Lee has no problem throwing in long takes, messing with the filters, and embracing his look-at-me shots, but with Red Hook Summer there doesn’t seem to be any method to the madness. At random points, the footage becomes over-saturated and grainy and then 10 – 20 seconds later it will revert back to normal. There’s a neat long-take scene at the beginning of the film where Enoch is introducing Flick to the neighbors, but later on Lee throws in a long-take while we watch Enoch and Deacon Z have a conversation and walk in a straight line towards the camera. It’s nice that the actors know how to remember their dialogue, but it doesn’t really matter when they’re not saying anything interesting and neither is the cinematography. The haphazard and half-hearted approach further prevents the individual scenes from adding up to anything worthwhile.
The plot lays out simple, easy plotlines and then mangles them beyond all recognition. A boy developing a positive relationship with his grandfather over the summer is a good story. Having that boy find his first love with a girl from his grandfather’s neighborhood is a good story. Having the grandfather struggle to bring money into his church is a good story. Lee ruins all of them as he aimlessly moves from one storyline to another while keeping all of the characters as undeveloped as possible.
But 103 minutes into the movie, something genuinely interesting happens. It’s not a brief moment of brilliance like Enoch talking with Flick or Lee making a particularly stylish camera shot. It’s a complete scene that’s powerful, rich, dramatic, and the basis for a far more interesting movie we’ll never see with only 27 minutes remaining in the film. But in addition to this development being too late, Lee then undermines it by throwing in a funny reference to The Wire. I won’t spoil what happens in the scene, but I will say that it shouldn’t be followed by a fourth-wall breaking joke.

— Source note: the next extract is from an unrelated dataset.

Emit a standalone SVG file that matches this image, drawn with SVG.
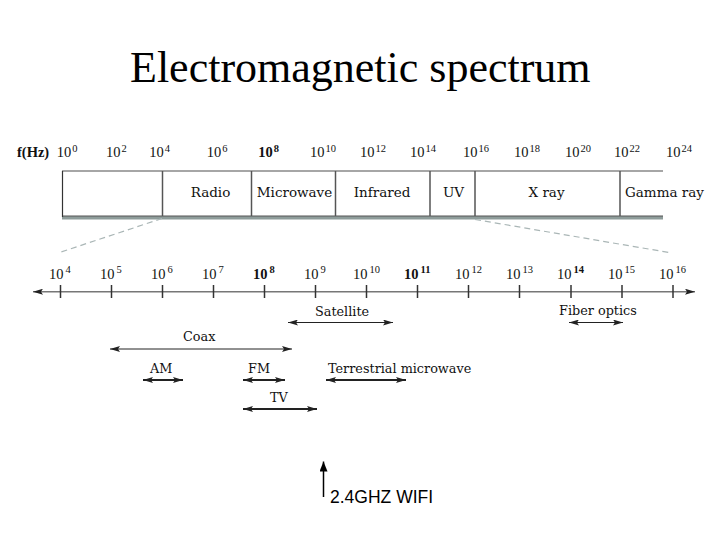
<svg xmlns="http://www.w3.org/2000/svg" width="720" height="540" viewBox="0 0 720 540">
<style>
.title{font-family:"Liberation Serif","Times New Roman",serif;font-size:44px;fill:#000}
.num{font-family:"Liberation Serif","Times New Roman",serif;font-size:14.5px;fill:#111}
.sup{font-size:10.5px}
.band{font-family:"DejaVu Serif","Liberation Serif",serif;font-size:13.5px;fill:#111}
.lab{font-family:"DejaVu Serif","Liberation Serif",serif;font-size:12.8px;fill:#111}
.wifi{font-family:"Liberation Sans",Arial,sans-serif;font-size:17.5px;fill:#000}
.tick{stroke:#333;stroke-width:1.5}
.div{stroke:#555;stroke-width:1.5}
.con{fill:none;stroke:#222;stroke-width:1;marker-start:url(#ah);marker-end:url(#ah)}
.thick{stroke-width:2}
.dash{fill:none;stroke:#aab6b6;stroke-width:1.2;stroke-dasharray:6 4}
</style>
<defs>
<marker id="ah" markerUnits="userSpaceOnUse" viewBox="0 0 10 6" refX="10" refY="3" markerWidth="10" markerHeight="6" orient="auto-start-reverse">
<path d="M0,0 L10,3 L0,6 L2,3 z" fill="#222"/>
</marker>
<marker id="ahw" markerUnits="userSpaceOnUse" viewBox="0 0 10 8" refX="10" refY="4" markerWidth="10" markerHeight="8" orient="auto">
<path d="M0,0 L10,4 L0,8 z" fill="#000"/>
</marker>
</defs>
<rect width="720" height="540" fill="#fff"/>

<text id="title" class="title" x="130" y="82">Electromagnetic spectrum</text>

<g id="freq-top">
<text class="num" x="17" y="157" font-weight="bold">f(Hz)</text>
<text class="num" x="56.7" y="157">10<tspan class="sup" dx="1" dy="-5">0</tspan></text>
<text class="num" x="106" y="157">10<tspan class="sup" dx="1" dy="-5">2</tspan></text>
<text class="num" x="149.3" y="157">10<tspan class="sup" dx="1" dy="-5">4</tspan></text>
<text class="num" x="206.7" y="157">10<tspan class="sup" dx="1" dy="-5">6</tspan></text>
<text class="num" x="258.3" y="157" font-weight="bold">10<tspan class="sup" dx="1" dy="-5">8</tspan></text>
<text class="num" x="310" y="157">10<tspan class="sup" dx="1" dy="-5">10</tspan></text>
<text class="num" x="360" y="157">10<tspan class="sup" dx="1" dy="-5">12</tspan></text>
<text class="num" x="410" y="157">10<tspan class="sup" dx="1" dy="-5">14</tspan></text>
<text class="num" x="463" y="157">10<tspan class="sup" dx="1" dy="-5">16</tspan></text>
<text class="num" x="514" y="157">10<tspan class="sup" dx="1" dy="-5">18</tspan></text>
<text class="num" x="565" y="157">10<tspan class="sup" dx="1" dy="-5">20</tspan></text>
<text class="num" x="614" y="157">10<tspan class="sup" dx="1" dy="-5">22</tspan></text>
<text class="num" x="666" y="157">10<tspan class="sup" dx="1" dy="-5">24</tspan></text>
</g>

<g id="band">
<rect x="62" y="216" width="601" height="3.5" fill="#8e9c9a"/>
<line x1="62" y1="171" x2="663" y2="171" stroke="#888" stroke-width="1.3"/>
<line x1="62" y1="216" x2="663" y2="216" stroke="#555" stroke-width="1"/>
<line x1="62.5" y1="171" x2="62.5" y2="217" stroke="#333" stroke-width="1.2"/>
<line class="div" x1="162.5" y1="171" x2="162.5" y2="216"/>
<line class="div" x1="251.5" y1="171" x2="251.5" y2="216"/>
<line class="div" x1="335.5" y1="171" x2="335.5" y2="216"/>
<line class="div" x1="430" y1="171" x2="430" y2="216"/>
<line class="div" x1="475" y1="171" x2="475" y2="216"/>
<line class="div" x1="620" y1="171" x2="620" y2="216"/>
</g>
<g id="band-radio"><text class="band" x="210.5" y="196.7" text-anchor="middle">Radio</text></g>
<g id="band-microwave"><text class="band" x="294.5" y="196.7" text-anchor="middle">Microwave</text></g>
<g id="band-infrared"><text class="band" x="382" y="196.7" text-anchor="middle">Infrared</text></g>
<g id="band-uv"><text class="band" x="453.5" y="196.7" text-anchor="middle">UV</text></g>
<g id="band-xray"><text class="band" x="546.5" y="196.7" text-anchor="middle">X ray</text></g>
<g id="band-gamma"><text class="band" x="625" y="196.7">Gamma ray</text></g>

<g id="axis-labels">
<text class="num" x="49" y="278.5">10<tspan class="sup" dx="2" dy="-6">4</tspan></text>
<text class="num" x="100" y="278.5">10<tspan class="sup" dx="2" dy="-6">5</tspan></text>
<text class="num" x="151" y="278.5">10<tspan class="sup" dx="2" dy="-6">6</tspan></text>
<text class="num" x="202" y="278.5">10<tspan class="sup" dx="2" dy="-6">7</tspan></text>
<text class="num" x="253" y="278.5" font-weight="bold">10<tspan class="sup" dx="2" dy="-6">8</tspan></text>
<text class="num" x="304" y="278.5">10<tspan class="sup" dx="2" dy="-6">9</tspan></text>
<text class="num" x="353" y="278.5">10<tspan class="sup" dx="2" dy="-6">10</tspan></text>
<text class="num" x="404" y="278.5" font-weight="bold">10<tspan class="sup" dx="2" dy="-6">11</tspan></text>
<text class="num" x="455" y="278.5">10<tspan class="sup" dx="2" dy="-6">12</tspan></text>
<text class="num" x="506" y="278.5">10<tspan class="sup" dx="2" dy="-6">13</tspan></text>
<text class="num" x="557" y="278.5">10<tspan class="sup" dx="2" dy="-6" font-weight="bold">14</tspan></text>
<text class="num" x="608" y="278.5">10<tspan class="sup" dx="2" dy="-6">15</tspan></text>
<text class="num" x="659" y="278.5">10<tspan class="sup" dx="2" dy="-6">16</tspan></text>
</g>

<g id="axis">
<line x1="33" y1="291.7" x2="695" y2="291.7" stroke="#777" stroke-width="1.5" marker-start="url(#ah)" marker-end="url(#ah)"/>
<line class="tick" x1="60.5" y1="285" x2="60.5" y2="298"/>
<line class="tick" x1="111.5" y1="285" x2="111.5" y2="298"/>
<line class="tick" x1="162.5" y1="285" x2="162.5" y2="298"/>
<line class="tick" x1="213.5" y1="285" x2="213.5" y2="298"/>
<line class="tick" x1="264.5" y1="285" x2="264.5" y2="298"/>
<line class="tick" x1="315.5" y1="285" x2="315.5" y2="298"/>
<line class="tick" x1="366.5" y1="285" x2="366.5" y2="298"/>
<line class="tick" x1="417.5" y1="285" x2="417.5" y2="298"/>
<line class="tick" x1="468.5" y1="285" x2="468.5" y2="298"/>
<line class="tick" x1="519.5" y1="285" x2="519.5" y2="298"/>
<line class="tick" x1="571" y1="285" x2="571" y2="298"/>
<line class="tick" x1="622" y1="285" x2="622" y2="298"/>
<line class="tick" x1="673" y1="285" x2="673" y2="298"/>
</g>

<g id="satellite"><text class="lab" x="315" y="315.7">Satellite</text></g>
<g id="fiber"><text class="lab" x="559" y="315">Fiber optics</text></g>
<g id="coax"><text class="lab" x="183" y="340.7">Coax</text></g>
<g id="am"><text class="lab" x="150" y="372.7">AM</text></g>
<g id="fm"><text class="lab" x="248" y="372.7">FM</text></g>
<g id="terrestrial"><text class="lab" x="328" y="372.7">Terrestrial microwave</text></g>
<g id="tv"><text class="lab" x="270" y="401.7">TV</text></g>
<g id="wifi"><text class="wifi" x="330" y="503">2.4GHZ WIFI</text></g>

<g id="connectors">
<line class="dash" x1="162" y1="218.5" x2="61" y2="252"/>
<line class="dash" x1="475" y1="219.5" x2="672" y2="253"/>
<line class="con" x1="288" y1="322.5" x2="393" y2="322.5"/>
<line class="con" x1="569" y1="322.5" x2="623" y2="322.5"/>
<line class="con" x1="110" y1="349" x2="292" y2="349"/>
<line class="con thick" x1="143" y1="380" x2="183" y2="380"/>
<line class="con thick" x1="243" y1="380" x2="285" y2="380"/>
<line class="con thick" x1="326" y1="380" x2="406" y2="380"/>
<line class="con thick" x1="243" y1="409" x2="317" y2="409" stroke="#444"/>
<line x1="323.5" y1="497" x2="323.5" y2="461.5" stroke="#000" stroke-width="1.5" marker-end="url(#ahw)"/>
</g>
</svg>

At a bloated, unbearable 130 minutes, Red Hook Summer feels like a rough cut of a shorter crappy movie. Lee reprises his role as Mookie from Do the Right Thing and by using a cast of mostly unknown actors, it seems like he wants to embrace the rawness and freedom he had at the beginning of his career. The problem is that Do the Right Thing is a terrific movie that remains culturally relevant, and even at a young age, Lee showed tremendous talent. His filmmaking skills have developed over the years and while he’s still had his bombs, he’s also shown the ability to better control his bombastic tendencies in order to better serve the story. Over twenty years of development go in the gutter with Red Hook Summer because Lee believes that making a true independent film gives him license to be sloppy. Instead, it just makes him look immature and uninspired.